Parson to Person: “6 Feet Long and 3 Feet Wide,” Dec. 23, 2020

When you receive this Northliner it will probably be Christmas. I’m not sure how many of you will be reading this today, but in case any of you are, I wrote this little column in advance–for your perusal. (Or not.)

Years ago, there was a church in New York that wanted to put up a sign in front of the building for Christmas that would read “Unto Us a Child Is Born.” The person who was supposed to order the sign, though, forgot what it was supposed to say, and what dimensions it was supposed to be. So he wired the pastor for the information. And the telegraph operator at Western Union nearly fainted when she typed up the return message:

Unto Us a Child Is Born

                                                        6 Feet Long

                                                     and 3 Feet Wide

Sometimes typographical errors make me not just laugh but think (as you probably know by now, if you are a regular reader of my Parson to Person columns!).
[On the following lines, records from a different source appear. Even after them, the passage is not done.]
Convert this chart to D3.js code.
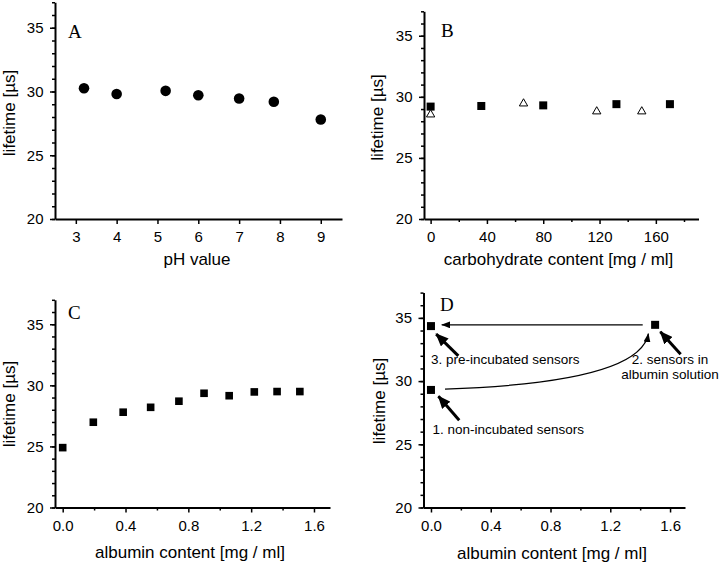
<!DOCTYPE html>
<html>
<head>
<meta charset="utf-8">
<script src="https://cdn.jsdelivr.net/npm/d3@7"></script>
<style>
  body { margin: 0; background: #fff; }
  svg { display: block; font-family: "Liberation Sans", Arial, sans-serif; }
  .domain { stroke: #000; stroke-width: 2; }
  .tick line { stroke: #000; stroke-width: 1.5; }
  .tick text { font-size: 15px; fill: #000; }
  .axisText { font-size: 17px; fill: #000; }
  .panelLetter { font-family: "Liberation Serif", "Times New Roman", serif; font-size: 19px; }
  .note { font-size: 13.5px; fill: #000; }
</style>
</head>
<body>
<div id="chart"></div>
<script>
// Data
var lifetimeTicks = [20, 25, 30, 35];
var lifetimeMinor = d3.range(20, 38, 1);

// A: pH
var phTicks = [3, 4, 5, 6, 7, 8, 9];
var phValues = [3.2, 4, 5.2, 6, 7, 7.85, 9];
var phLifetimes = [30.25, 29.8, 30.05, 29.7, 29.45, 29.2, 27.8];

// B: carbohydrate
var carbTicks = [0, 40, 80, 120, 160];
var carbMinor = [20, 60, 100, 140, 180];
var carbSquareConc = [0, 36, 80, 132, 170];
var carbSquareLife = [29.2, 29.25, 29.3, 29.4, 29.4];
var carbTriConc = [0, 66, 118, 150];
var carbTriLife = [28.55, 29.45, 28.8, 28.8];

// C: albumin
var albTicks = [0, 0.4, 0.8, 1.2, 1.6];
var albMinor = [0.2, 0.6, 1.0, 1.4];
var albuminConc = [0, 0.195, 0.385, 0.56, 0.74, 0.9, 1.06, 1.22, 1.365, 1.51];
var albuminLife = [24.9, 26.98, 27.8, 28.2, 28.7, 29.35, 29.15, 29.46, 29.49, 29.49];

// D: sensors (1. non-incubated, 2. in albumin, 3. pre-incubated)
var sensorConc = [0, 1.5, 0];
var sensorLife = [29.3, 34.45, 34.35];
var sensorLabels = ["1. non-incubated sensors", "2. sensors in", "3. pre-incubated sensors"];


var svgWidth = 720;
var svgHeight = 564;

var svg = d3.select("#chart")
  .append("svg")
  .attr("width", svgWidth)
  .attr("height", svgHeight);

var defs = svg.append("defs");

defs.append("marker")
  .attr("id", "thickHead")
  .attr("markerUnits", "userSpaceOnUse")
  .attr("viewBox", "0 0 13 11")
  .attr("refX", 12).attr("refY", 5.5)
  .attr("markerWidth", 13).attr("markerHeight", 11)
  .attr("orient", "auto")
  .append("path")
  .attr("d", "M0,0 L13,5.5 L0,11 Z")
  .attr("fill", "#000");

defs.append("marker")
  .attr("id", "thinHead")
  .attr("markerUnits", "userSpaceOnUse")
  .attr("viewBox", "0 0 9 7")
  .attr("refX", 8.5).attr("refY", 3.5)
  .attr("markerWidth", 9).attr("markerHeight", 7)
  .attr("orient", "auto")
  .append("path")
  .attr("d", "M0,0 L9,3.5 L0,7 Z")
  .attr("fill", "#000");


// Draw one panel's axes, returns the scales
function drawPanel(p) {
  var x = d3.scaleLinear().domain(p.xDomain).range(p.xRange);
  var y = d3.scaleLinear().domain([20, 37]).range(p.yRange);

  var g = svg.append("g");

  // minor ticks first
  g.append("g")
    .attr("transform", `translate(0, ${p.yRange[0]})`)
    .call(d3.axisBottom(x).tickValues(p.xMinor).tickSize(3).tickSizeOuter(0).tickFormat(""))
    .select(".domain").remove();

  g.append("g")
    .attr("transform", `translate(${p.xRange[0]}, 0)`)
    .call(d3.axisLeft(y).tickValues(lifetimeMinor).tickSize(3).tickSizeOuter(0).tickFormat(""))
    .select(".domain").remove();

  g.append("g")
    .attr("transform", `translate(0, ${p.yRange[0]})`)
    .call(d3.axisBottom(x).tickValues(p.xTicks).tickSize(5).tickPadding(7.5)
      .tickSizeOuter(0).tickFormat(p.xFormat));

  g.append("g")
    .attr("transform", `translate(${p.xRange[0]}, 0)`)
    .call(d3.axisLeft(y).tickValues(lifetimeTicks).tickSize(5).tickPadding(6.5).tickSizeOuter(0));

  g.selectAll(".tick text").attr("font-family", null).attr("font-size", null);

  // axis titles
  g.append("text")
    .attr("class", "axisText")
    .attr("x", p.xTitle[0])
    .attr("y", p.xTitle[1])
    .attr("text-anchor", "middle")
    .text(p.xLabel);

  g.append("text")
    .attr("class", "axisText")
    .attr("transform", `translate(${p.yTitle[0]}, ${p.yTitle[1]}) rotate(-90)`)
    .attr("text-anchor", "middle")
    .text("lifetime [µs]");

  g.append("text")
    .attr("class", "panelLetter")
    .attr("x", p.letterPos[0])
    .attr("y", p.letterPos[1])
    .text(p.letter);

  return { x: x, y: y, g: g };
}


// Panel A
var a = drawPanel({
  xDomain: [2.49, 9.52], xRange: [55, 342], yRange: [219, 2.25],
  xTicks: phTicks, xMinor: [], xFormat: d3.format("d"),
  xLabel: "pH value", xTitle: [197, 265], yTitle: [15, 113],
  letter: "A", letterPos: [68, 38]
});

a.g.selectAll(".pt")
  .data(d3.range(phValues.length))
  .enter()
  .append("circle")
  .attr("cx", i => a.x(phValues[i]))
  .attr("cy", i => a.y(phLifetimes[i]))
  .attr("r", 5.3)
  .attr("fill", "#000");


// Panel B
var b = drawPanel({
  xDomain: [-4.7, 190.3], xRange: [424, 698.5], yRange: [219, 11.3],
  xTicks: carbTicks, xMinor: carbMinor, xFormat: d3.format("d"),
  xLabel: "carbohydrate content [mg / ml]", xTitle: [558.5, 265], yTitle: [383, 117.5],
  letter: "B", letterPos: [441, 37]
});

b.g.selectAll(".sq")
  .data(d3.range(carbSquareConc.length))
  .enter()
  .append("rect")
  .attr("x", i => b.x(carbSquareConc[i]) - 4)
  .attr("y", i => b.y(carbSquareLife[i]) - 4)
  .attr("width", 8)
  .attr("height", 8)
  .attr("fill", "#000");

var triangle = d3.symbol().type(d3.symbolTriangle).size(30);

b.g.selectAll(".tri")
  .data(d3.range(carbTriConc.length))
  .enter()
  .append("path")
  .attr("d", triangle)
  .attr("transform", i => `translate(${b.x(carbTriConc[i])}, ${b.y(carbTriLife[i])})`)
  .attr("fill", "#fff")
  .attr("stroke", "#000")
  .attr("stroke-width", 1);


// Panel C
var c = drawPanel({
  xDomain: [-0.049, 1.702], xRange: [55, 330], yRange: [507.5, 299.8],
  xTicks: albTicks, xMinor: albMinor, xFormat: d3.format(".1f"),
  xLabel: "albumin content [mg / ml]", xTitle: [190, 558], yTitle: [15, 404],
  letter: "C", letterPos: [68, 319]
});

c.g.selectAll(".sq")
  .data(d3.range(albuminConc.length))
  .enter()
  .append("rect")
  .attr("x", i => c.x(albuminConc[i]) - 3.8)
  .attr("y", i => c.y(albuminLife[i]) - 3.8)
  .attr("width", 7.6)
  .attr("height", 7.6)
  .attr("fill", "#000");


// Panel D
var d = drawPanel({
  xDomain: [-0.05, 1.70], xRange: [423.5, 685], yRange: [507.5, 292.6],
  xTicks: albTicks, xMinor: albMinor, xFormat: d3.format(".1f"),
  xLabel: "albumin content [mg / ml]", xTitle: [552, 558.5], yTitle: [385, 401],
  letter: "D", letterPos: [440, 311]
});

d.g.selectAll(".sq")
  .data(d3.range(sensorConc.length))
  .enter()
  .append("rect")
  .attr("x", i => d.x(sensorConc[i]) - 4)
  .attr("y", i => d.y(sensorLife[i]) - 4)
  .attr("width", 8)
  .attr("height", 8)
  .attr("fill", "#000");

// thin arrow from 2 back to 3
d.g.append("line")
  .attr("x1", d.x(1.417)).attr("y1", d.y(34.45))
  .attr("x2", d.x(0.072)).attr("y2", d.y(34.45))
  .attr("stroke", "#000").attr("stroke-width", 1.3)
  .attr("marker-end", "url(#thinHead)");

// curved arrow from 1 to 2
var curve = d3.path();
curve.moveTo(d.x(0.094), d.y(29.37));
curve.quadraticCurveTo(d.x(1.399), d.y(29.88), d.x(1.455), d.y(33.75));
d.g.append("path")
  .attr("d", curve.toString())
  .attr("fill", "none")
  .attr("stroke", "#000").attr("stroke-width", 1.3)
  .attr("marker-end", "url(#thinHead)");

// thick pointer arrows
var pointers = [
  [0.189, 26.91, 0.05, 28.8],
  [1.671, 32.13, 1.535, 33.9],
  [0.183, 32.0, 0.035, 33.72]
];

d.g.selectAll(".pointer")
  .data(pointers)
  .enter()
  .append("line")
  .attr("x1", p => d.x(p[0])).attr("y1", p => d.y(p[1]))
  .attr("x2", p => d.x(p[2])).attr("y2", p => d.y(p[3]))
  .attr("stroke", "#000").attr("stroke-width", 3)
  .attr("marker-end", "url(#thickHead)");

d.g.append("text").attr("class", "note")
  .attr("x", d.x(0.01)).attr("y", d.y(25.79))
  .text(sensorLabels[0]);

d.g.append("text").attr("class", "note")
  .attr("x", d.x(0)).attr("y", d.y(31.33))
  .text(sensorLabels[2]);

d.g.append("text").attr("class", "note")
  .attr("x", d.x(1.6)).attr("y", d.y(31.38))
  .attr("text-anchor", "middle")
  .text(sensorLabels[1]);

d.g.append("text").attr("class", "note")
  .attr("x", d.x(1.6)).attr("y", d.y(30.19))
  .attr("text-anchor", "middle")
  .text("albumin solution");
</script>
</body>
</html>
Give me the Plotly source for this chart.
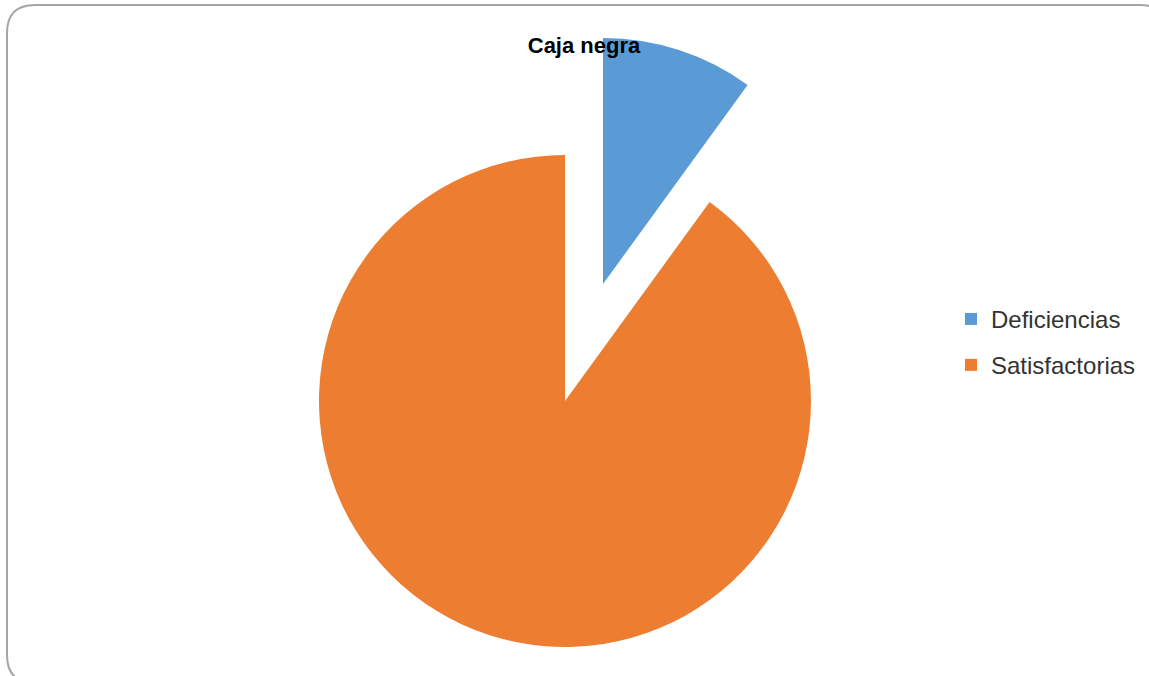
import plotly.graph_objects as go

# ---- data ----
labels = ["Deficiencias", "Satisfactorias"]
values = [10, 90]
colors = ["#5B9BD5", "#ED7D31"]
pulls = [0.5, 0]
title_text = "Caja negra"

W, H = 1149, 780  # canvas taller than the window so the pulled slice fits


def fx(px):
    return px / W


def fy(py):
    return 1 - py / H


# legend labels: visible text at 24px, row spacing driven by the legend font size
legend_labels = [
    f"<span style='font-size:24px;baseline-shift:4px'>{lab}</span>" for lab in labels
]

fig = go.Figure(
    go.Pie(
        labels=legend_labels,
        values=values,
        marker=dict(colors=colors, line=dict(width=0)),
        pull=pulls,
        sort=False,
        direction="clockwise",
        rotation=0,
        textinfo="none",
        hoverinfo="value+percent",
        domain=dict(x=[fx(165), fx(965)], y=[fy(770), fy(32)]),
    )
)

# rounded frame
x0, y0, x1, y1, r = 7, 5, 1168, 683, 28
path = (
    f"M {fx(x0 + r)},{fy(y0)} L {fx(x1 - r)},{fy(y0)} "
    f"Q {fx(x1)},{fy(y0)} {fx(x1)},{fy(y0 + r)} "
    f"L {fx(x1)},{fy(y1 - r)} Q {fx(x1)},{fy(y1)} {fx(x1 - r)},{fy(y1)} "
    f"L {fx(x0 + r)},{fy(y1)} Q {fx(x0)},{fy(y1)} {fx(x0)},{fy(y1 - r)} "
    f"L {fx(x0)},{fy(y0 + r)} Q {fx(x0)},{fy(y0)} {fx(x0 + r)},{fy(y0)} Z"
)

fig.update_layout(
    width=W,
    height=H,
    margin=dict(l=0, r=0, t=0, b=0),
    paper_bgcolor="white",
    plot_bgcolor="white",
    title=dict(
        text=f"<b>{title_text}</b>",
        x=fx(584),
        xanchor="center",
        y=fy(45),
        yanchor="middle",
        font=dict(family="Liberation Sans, Arial, sans-serif", size=22, color="#000000"),
    ),
    legend=dict(
        x=fx(951),
        xanchor="left",
        y=fy(291),
        yanchor="top",
        font=dict(family="Liberation Sans, Arial, sans-serif", size=33, color="#333333"),
        bgcolor="rgba(0,0,0,0)",
    ),
    shapes=[
        dict(
            type="path",
            path=path,
            xref="paper",
            yref="paper",
            line=dict(color="rgb(165,165,165)", width=2),
            fillcolor="rgba(0,0,0,0)",
            layer="below",
        )
    ],
)

fig.write_html(
    "out.html",
    config={"displayModeBar": False},
    post_script="document.body.style.margin='0';document.body.style.overflow='hidden';",
)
I remember an article in my local paper once, for example, that announced an awards meal to take place at a church in Burlington named Messiah Lutheran Church. The title for the article was: “Messiah Hosts Banquet.” The first thought that went through my mind was: How did an editor miss this? My second was: What would a Messiah include on his or her menu, who would attend, and how would you know if it was the real Messiah?

Some Christmas typos I’ve enjoyed over the years (besides the ones I mentioned last week): “Joy to the World, the Savior Resigns”; “Peace on Earth, Goodwill to Me”; and “I Heard the Bills on Christmas Day.”

If there’s a lesson to be learned in any of this, maybe it’s that mistakees (typographical or otherwise) often give us food for thought. As someone once put it: “Good judgment comes from experience; and a lot of experience comes from bad judgment.”

So let’s hear it for mistakes, and the lessons they teach us. And may 2021 be a year of success born of failure, and good judgment built on bad.

Which is perhaps another way of saying…

peace and unrest,


P.S. If you noticed my misspelling of “mistake” above, it actually wasn’t on purpose. (In other words, “mistakee” was a mistake!) But when Lyn pointed it out to me, I decided to leave it in as is. It’s an example of how mistakes make it into print despite the best of intentions. It’s like the correction in a newspaper that said: “We regret the error in yesterday’s paper saying that Dave Hanson is a member of the Burlington Polish Force. Mr. Hanson is, of course, a member of the Burlington Police Farce.”